2. Applicability of Section 2(47) of the Income Tax Act, 1961: The appellant argued that the transfer of shares was incidental to the family arrangement and should not be considered a transfer under Section 2(47). However, the court noted that the company, as an independent entity, was not a party to the family settlement. The court reiterated that the family arrangement could only apply to the members of the family who were parties to it, not to the company. Therefore, the transfer of shares by the company fell within the ambit of Section 2(47) and was assessable to capital gains tax.
3. Corporate Veil and Assessment to Capital Gains Tax: The appellant contended that the corporate veil should be lifted to recognize the real nature of the transaction and the persons behind it. They argued that the transfer of shares was merely an adjustment of rights within the family and no consideration was received by the company. The court, however, held that lifting the corporate veil is generally permitted to prevent injustice, such as tax evasion, but not for the benefit of the assessee. The court cited precedents emphasizing that a company is a distinct legal entity separate from its shareholders and that shareholders have no interest in the company’s property.

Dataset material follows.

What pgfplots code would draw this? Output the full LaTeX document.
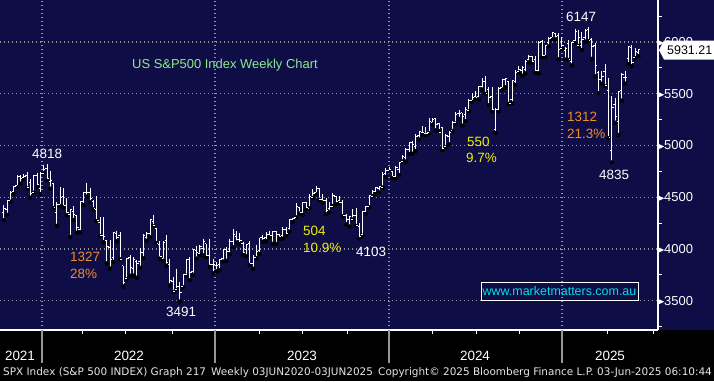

The court concluded that the company could not deny its corporate existence to avoid tax obligations. The court also noted that the consideration for the transfer of shares was determined and accepted by the family members managing the company, thus reinforcing the tax liability.
Conclusion: The court dismissed the appeal, affirming that the transaction of transfer of shares by the company was assessable to capital gains tax. The substantial questions of law were decided in favor of the respondent/revenue and against the appellant/assessee. The court emphasized the principle that a company, once incorporated, must comply with its legal obligations as a separate entity, irrespective of any family arrangements involving its shareholders.